Recent Supreme Court rulings over districting maps have given Democrats a boost heading into the 2024 elections, and future decisions in other pending cases could further shape the makeup of voting districts across the South.

By upholding a section of the Voting Rights Act, the Supreme Court has essentially forced the Louisiana legislature to redraw congressional districts in a manner that would give Black voters more power.


A trial beginning Tuesday in Georgia could help Democrats gain a U.S. House seat and multiple seats in the state legislature if a judge strikes down GOP-drawn maps for illegally diluting Black voting power. A similar lawsuit brought by civil rights organizations is taking place in Tennessee.

And later this year, the Supreme Court is slated to consider South Carolina’s effort to reinstate a congressional redistricting plan that a lower court found had “exiled” 30,000 Black voters to create a district safer for a White Republican candidate.

In a joint statement, Senate Majority Whip Richard J. Durbin, D-Ill., and Sen. Raphael G. Warnock, D-Ga., said they were pleased by Tuesday’s decision, asserting that “bad faith actors in Alabama and across the country have shown that they are dead set on making it more difficult for Americans to vote.” They also renewed calls for the Senate to advance voting rights legislation.

JaTaune Bosby Gilchrist, director of the ACLU of Alabama, which was involved in the case, suggested that the actions of Alabama officials were particularly flagrant.
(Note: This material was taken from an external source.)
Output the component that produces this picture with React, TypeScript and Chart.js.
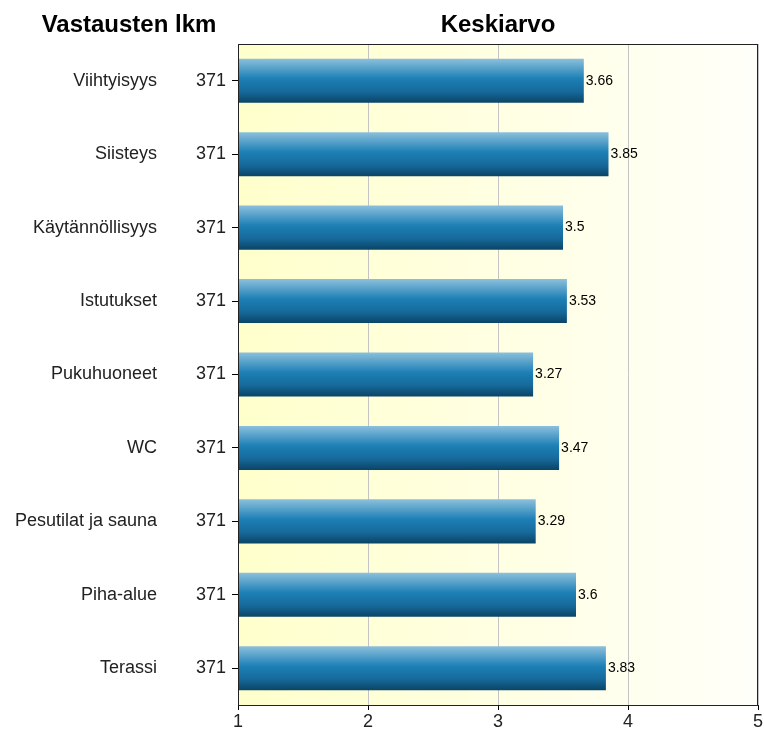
import React, { useEffect, useRef } from "react";
import { Chart, registerables } from "chart.js";

Chart.register(...registerables);

const categories = [
  "Viihtyisyys",
  "Siisteys",
  "Käytännöllisyys",
  "Istutukset",
  "Pukuhuoneet",
  "WC",
  "Pesutilat ja sauna",
  "Piha-alue",
  "Terassi",
];
const counts = [371, 371, 371, 371, 371, 371, 371, 371, 371];
const averages = [3.66, 3.85, 3.5, 3.53, 3.27, 3.47, 3.29, 3.6, 3.83];
const xTicks = [1, 2, 3, 4, 5];
const leftTitle = "Vastausten lkm";
const rightTitle = "Keskiarvo";

const FONT = "'Liberation Sans', Arial, sans-serif";

export default function App() {
  const ref = useRef<HTMLCanvasElement | null>(null);

  useEffect(() => {
    const canvas = ref.current;
    if (!canvas) return;

    const bgPlugin = {
      id: "bgPlugin",
      beforeDraw(chart: any) {
        const { ctx, chartArea } = chart;
        if (!chartArea || !isFinite(chartArea.left) || !isFinite(chartArea.right)) return;
        const g = ctx.createLinearGradient(chartArea.left, 0, chartArea.right, 0);
        g.addColorStop(0, "#ffffcc");
        g.addColorStop(1, "#fffffa");
        ctx.save();
        ctx.fillStyle = "#ffffff";
        ctx.fillRect(0, 0, chart.width, chart.height);
        ctx.fillStyle = g;
        ctx.fillRect(chartArea.left, chartArea.top, chartArea.right - chartArea.left, chartArea.bottom - chartArea.top);
        ctx.restore();
      },
      afterDraw(chart: any) {
        const { ctx, chartArea } = chart;
        ctx.save();
        ctx.strokeStyle = "#222";
        ctx.lineWidth = 1;
        ctx.strokeRect(chartArea.left + 0.5, chartArea.top + 0.5, chartArea.right - chartArea.left - 1, chartArea.bottom - chartArea.top);
        ctx.fillStyle = "#000";
        ctx.font = `bold 24px ${FONT}`;
        ctx.textAlign = "center";
        ctx.textBaseline = "alphabetic";
        ctx.fillText(leftTitle, 129, 32);
        ctx.fillText(rightTitle, (chartArea.left + chartArea.right) / 2, 32);
        ctx.restore();
      },
    };

    const valuePlugin = {
      id: "valuePlugin",
      afterDatasetsDraw(chart: any) {
        const { ctx } = chart;
        const meta = chart.getDatasetMeta(0);
        ctx.save();
        ctx.fillStyle = "#000";
        ctx.font = `14px ${FONT}`;
        ctx.textAlign = "left";
        ctx.textBaseline = "middle";
        meta.data.forEach((el: any, i: number) => {
          ctx.fillText(String(averages[i]), el.x + 2, el.y);
        });
        ctx.restore();
      },
    };

    const barFill = (c: any) => {
      const chart = c.chart;
      const ys = chart.scales && chart.scales.y;
      if (!ys || c.dataIndex === undefined) return "#1a7db0";
      const center = ys.getPixelForValue(c.dataIndex);
      const half = ((ys.bottom - ys.top) / categories.length) * 0.6 / 2;
      if (!isFinite(center) || !isFinite(half) || half <= 0) return "#1a7db0";
      const g = chart.ctx.createLinearGradient(0, center - half, 0, center + half);
      g.addColorStop(0, "#8cc0dc");
      g.addColorStop(0.45, "#1d80b6");
      g.addColorStop(0.75, "#16699a");
      g.addColorStop(1, "#0a4466");
      return g;
    };

    const chart = new Chart(canvas, {
      type: "bar",
      data: {
        labels: categories,
        datasets: [
          {
            data: averages,
            yAxisID: "y",
            barPercentage: 0.6,
            categoryPercentage: 1,
            borderWidth: 0,
            backgroundColor: barFill,
          },
        ],
      },
      options: {
        indexAxis: "y",
        animation: false,
        responsive: false,
        maintainAspectRatio: false,
        layout: { padding: { top: 44, right: 6, left: 0, bottom: 0 } },
        plugins: {
          legend: { display: false },
          tooltip: { enabled: false },
          title: { display: false },
        },
        scales: {
          x: {
            type: "linear",
            position: "bottom",
            min: 1,
            max: 5,
            afterBuildTicks: (scale: any) => {
              scale.ticks = xTicks.map((v) => ({ value: v }));
            },
            afterFit: (scale: any) => {
              scale.height = 26;
              scale.paddingLeft = 0;
              scale.paddingRight = 0;
            },
            ticks: {
              font: { family: FONT, size: 18 },
              color: "#222",
              padding: 1,
              maxRotation: 0,
            },
            grid: {
              color: "#c4c4c4",
              tickColor: "#000",
              tickLength: 5,
              tickWidth: 1,
              lineWidth: 1,
            },
            border: { color: "#222" },
          },
          y: {
            type: "category",
            position: "left",
            weight: 0,
            afterFit: (scale: any) => {
              scale.width = 81;
            },
            ticks: {
              font: { family: FONT, size: 18 },
              color: "#222",
              padding: 6,
              callback: (_v: any, i: number) => String(counts[i]),
            },
            grid: {
              offset: false,
              drawOnChartArea: false,
              tickColor: "#000",
              tickWidth: 1,
              tickLength: 6,
            },
            border: { color: "#222" },
          },
          y2: {
            type: "category",
            position: "left",
            weight: 1,
            labels: categories,
            afterFit: (scale: any) => {
              scale.width = 157;
            },
            ticks: {
              font: { family: FONT, size: 18 },
              color: "#222",
              padding: 0,
            },
            grid: { display: false, drawTicks: false },
            border: { display: false },
          },
        },
      },
      plugins: [bgPlugin, valuePlugin],
    } as any);

    return () => chart.destroy();
  }, []);

  return (
    <div style={{ position: "absolute", left: 0, top: 0, width: 764, height: 731 }}>
      <canvas ref={ref} width={764} height={731} />
    </div>
  );
}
“Twice, Alabama lawmakers have been asked to draw fair congressional districts that give Black Alabamians the opportunity to elect a candidate of their choice. And twice, a panel of federal judges have found that Alabama lawmakers failed to do so,” she said in a statement. “Elected officials ignored their responsibilities and chose to violate our democracy. We hope the court’s special master helps steward a process that ensures a fair map that Black Alabamians and our state deserve.”